One mistake that catches people off guard: measuring the sofa dimensions but not the delivery path. An 86-inch sofa has to navigate your building’s front entrance, elevator doors, hallway turns, and apartment door angle before it ever reaches the room. Plan the full route.

  1. Door and hallway clearance: A standard U.S. interior door is 80″×32″. Most sofas arrive in sections or disassembled to accommodate this — but confirm every assembled component fits through your actual entry path, including any turns. A sofa that fits the room but can’t get through the door is a preventable and expensive mistake.
  2. Room-to-sofa ratio: Leave at least 18 inches between sofa front and coffee table for comfortable leg room. Keep a 36-inch primary traffic path. In a room under 200 sq ft, a 90-inch sofa uses most of your functional floor space — consider a loveseat configuration or a compact two-seat sectional instead.

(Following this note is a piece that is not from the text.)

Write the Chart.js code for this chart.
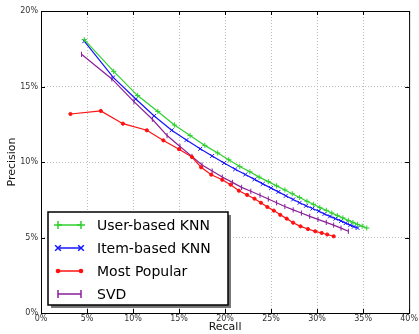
<!DOCTYPE html>
<html>
<head>
<meta charset="utf-8">
<script src="https://cdn.jsdelivr.net/npm/chart.js@4.4.0/dist/chart.umd.min.js"></script>
<style>
  html, body { margin: 0; padding: 0; background: #fff; }
  #wrap { width: 419px; height: 334px; }
</style>
</head>
<body>
<div id="wrap"><canvas id="grafica" width="419" height="334"></canvas></div>
<script>
// Recall (%) / Precision (%) for each method
const userRecall = [4.7, 7.9, 10.5, 12.7, 14.5, 16.2, 17.8, 19.2, 20.4, 21.6, 22.7, 23.7, 24.7, 25.6, 26.5, 27.3, 28.1, 28.9, 29.6, 30.3, 31.0, 31.6, 32.2, 32.8, 33.4, 33.9, 34.4, 34.9, 35.4];
const userPrecision = [18.1, 16.0, 14.4, 13.35, 12.45, 11.75, 11.1, 10.6, 10.15, 9.7, 9.35, 9.0, 8.7, 8.42, 8.15, 7.9, 7.65, 7.4, 7.2, 6.98, 6.8, 6.62, 6.45, 6.3, 6.13, 6.0, 5.87, 5.75, 5.63];

const itemRecall = [4.7, 7.85, 10.3, 12.3, 14.2, 15.8, 17.3, 18.6, 19.9, 21.1, 22.2, 23.2, 24.1, 25.0, 25.8, 26.6, 27.4, 28.1, 28.8, 29.5, 30.2, 30.8, 31.4, 32.0, 32.6, 33.1, 33.6, 34.0, 34.4];
const itemPrecision = [18.0, 15.6, 14.17, 13.05, 12.1, 11.45, 10.87, 10.4, 9.93, 9.52, 9.17, 8.85, 8.55, 8.27, 8.02, 7.76, 7.52, 7.3, 7.1, 6.92, 6.74, 6.56, 6.4, 6.25, 6.1, 5.95, 5.82, 5.72, 5.63];

const popRecall = [3.2, 6.5, 8.9, 11.5, 13.3, 15.0, 16.4, 17.4, 18.5, 19.7, 20.6, 21.5, 22.4, 23.2, 23.9, 24.6, 25.3, 26.0, 26.7, 27.4, 28.2, 29.0, 29.8, 30.5, 31.1, 31.8];
const popPrecision = [13.18, 13.38, 12.54, 12.1, 11.43, 10.85, 10.33, 9.65, 9.16, 8.82, 8.5, 8.1, 7.82, 7.57, 7.3, 7.02, 6.78, 6.5, 6.25, 5.98, 5.74, 5.56, 5.41, 5.3, 5.2, 5.08];

const svdRecall = [4.4, 7.7, 10.1, 12.1, 13.7, 15.1, 16.4, 17.5, 18.6, 19.7, 20.8, 21.8, 22.8, 23.8, 24.7, 25.6, 26.5, 27.4, 28.3, 29.2, 30.1, 31.0, 31.8, 32.6, 33.4];
const svdPrecision = [17.13, 15.5, 14.0, 12.83, 11.75, 11.03, 10.37, 9.8, 9.4, 9.0, 8.65, 8.32, 8.06, 7.8, 7.55, 7.3, 7.05, 6.83, 6.62, 6.4, 6.2, 6.0, 5.82, 5.62, 5.41];

const labels = ["User-based KNN", "Item-based KNN", "Most Popular", "SVD"];
const xTicks = [0, 5, 10, 15, 20, 25, 30, 35, 40];
const yTicks = [0, 5, 10, 15, 20];

const pts = (xs, ys) => xs.map((x, i) => ({ x: x, y: ys[i] }));

const series = [
  { label: labels[0], data: pts(userRecall, userPrecision), color: '#2ed02e', style: 'cross', radius: 2.6, rot: 0 },
  { label: labels[1], data: pts(itemRecall, itemPrecision), color: '#1414ff', style: 'crossRot', radius: 2.8, rot: 0 },
  { label: labels[2], data: pts(popRecall, popPrecision), color: '#ff1010', style: 'circle', radius: 1.6, rot: 0 },
  { label: labels[3], data: pts(svdRecall, svdPrecision), color: '#8a1f9a', style: 'line', radius: 2.6, rot: 90 },
];

// marco, ticks interiores y leyenda dentro del grafico
const frameAndLegend = {
  id: 'frameAndLegend',
  afterDraw(chart) {
    const ctx = chart.ctx;
    const a = chart.chartArea;
    const xs = chart.scales.x, ys = chart.scales.y;
    ctx.save();
    ctx.strokeStyle = '#000';
    ctx.lineWidth = 1;
    ctx.strokeRect(a.left + 0.5, a.top + 0.5, a.right - a.left, a.bottom - a.top);
    ctx.beginPath();
    xTicks.forEach(v => {
      const px = Math.round(xs.getPixelForValue(v)) + 0.5;
      ctx.moveTo(px, a.bottom); ctx.lineTo(px, a.bottom - 4);
      ctx.moveTo(px, a.top); ctx.lineTo(px, a.top + 4);
    });
    yTicks.forEach(v => {
      const py = Math.round(ys.getPixelForValue(v)) + 0.5;
      ctx.moveTo(a.left, py); ctx.lineTo(a.left + 4, py);
      ctx.moveTo(a.right, py); ctx.lineTo(a.right - 4, py);
    });
    ctx.stroke();

    // leyenda
    const bx = a.left + 7, by = a.bottom - 101, bw = 180, bh = 93;
    ctx.fillStyle = '#777';
    ctx.fillRect(bx + 3, by + 3, bw, bh);
    ctx.fillStyle = '#fff';
    ctx.fillRect(bx, by, bw, bh);
    ctx.lineWidth = 1.5;
    ctx.strokeStyle = '#000';
    ctx.strokeRect(bx, by, bw, bh);
    ctx.font = '14px "DejaVu Sans", sans-serif';
    ctx.textBaseline = 'middle';
    series.forEach((s, i) => {
      const y = by + 13 + i * 23;
      ctx.strokeStyle = s.color;
      ctx.fillStyle = s.color;
      ctx.lineWidth = 1.5;
      ctx.beginPath();
      ctx.moveTo(bx + 10, y); ctx.lineTo(bx + 33, y);
      ctx.stroke();
      [bx + 10, bx + 33].forEach(px => {
        if (s.style === 'circle') {
          ctx.beginPath(); ctx.arc(px, y, 2.3, 0, Math.PI * 2); ctx.fill();
        } else {
          Chart.helpers.drawPoint(ctx, {
            pointStyle: s.style, radius: 4, rotation: s.rot, borderWidth: 1.5
          }, px, y);
        }
      });
      ctx.fillStyle = '#000';
      ctx.fillText(s.label, bx + 49, y + 1);
    });
    ctx.restore();
  }
};

const tickFont = { family: '"DejaVu Sans", sans-serif', size: 8 };

new Chart(document.getElementById('grafica'), {
  type: 'line',
  data: {
    datasets: series.map(s => ({
      label: s.label,
      data: s.data,
      borderColor: s.color,
      backgroundColor: s.color,
      borderWidth: 1.2,
      pointStyle: s.style,
      pointRadius: s.radius,
      pointRotation: s.rot,
      pointBorderWidth: 1,
      pointHoverRadius: s.radius,
      tension: 0,
      fill: false
    }))
  },
  options: {
    responsive: false,
    animation: false,
    layout: { padding: { left: 0, right: 5, top: 11, bottom: 0 } },
    plugins: { legend: { display: false }, tooltip: { enabled: false } },
    scales: {
      x: {
        type: 'linear', min: 0, max: 40,
        afterBuildTicks: sc => { sc.ticks = xTicks.map(v => ({ value: v })); },
        afterFit: sc => { sc.height = 21; },
        ticks: { font: tickFont, color: '#333', padding: 1, maxRotation: 0, callback: v => v + '%' },
        grid: { color: '#bbb', drawTicks: false },
        border: { display: false, dash: [1, 2] },
        title: { display: true, text: 'Recall', color: '#111', font: { family: '"DejaVu Sans", sans-serif', size: 11 }, padding: { top: -1, bottom: 0 } }
      },
      y: {
        type: 'linear', min: 0, max: 20,
        afterBuildTicks: sc => { sc.ticks = yTicks.map(v => ({ value: v })); },
        afterFit: sc => { sc.width = 41; },
        ticks: { font: tickFont, color: '#333', padding: 3, callback: v => v + '%' },
        grid: { color: '#bbb', drawTicks: false },
        border: { display: false, dash: [1, 2] },
        title: { display: true, text: 'Precision', color: '#111', font: { family: '"DejaVu Sans", sans-serif', size: 11 }, padding: { top: 6, bottom: 0 } }
      }
    }
  },
  plugins: [frameAndLegend]
});
</script>
</body>
</html>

  3. Sleeper depth clearance: A queen sleeper extends roughly 70–80 inches from the sofa frame when fully opened. Measure from the front of the sofa to the nearest wall or obstruction. Under 80 inches of clear depth means a queen sleeper won’t open properly — a twin sleeper chair or full-size configuration is the better fit.
  4. Weight capacity on storage pieces: Storage ottomans designed for occasional seating typically support 250–300 lbs. If you plan to seat guests on yours regularly, check the spec sheet rather than assuming.
  5. Natural light path: Large furniture placed in front of windows blocks natural light and makes small rooms feel smaller. Position major pieces against windowless walls where possible. This matters most in north-facing apartments where light is already limited year-round.

Getting the measurements right before you order matters more than which brand you choose — furniture that truly fits your space always outperforms furniture that doesn’t.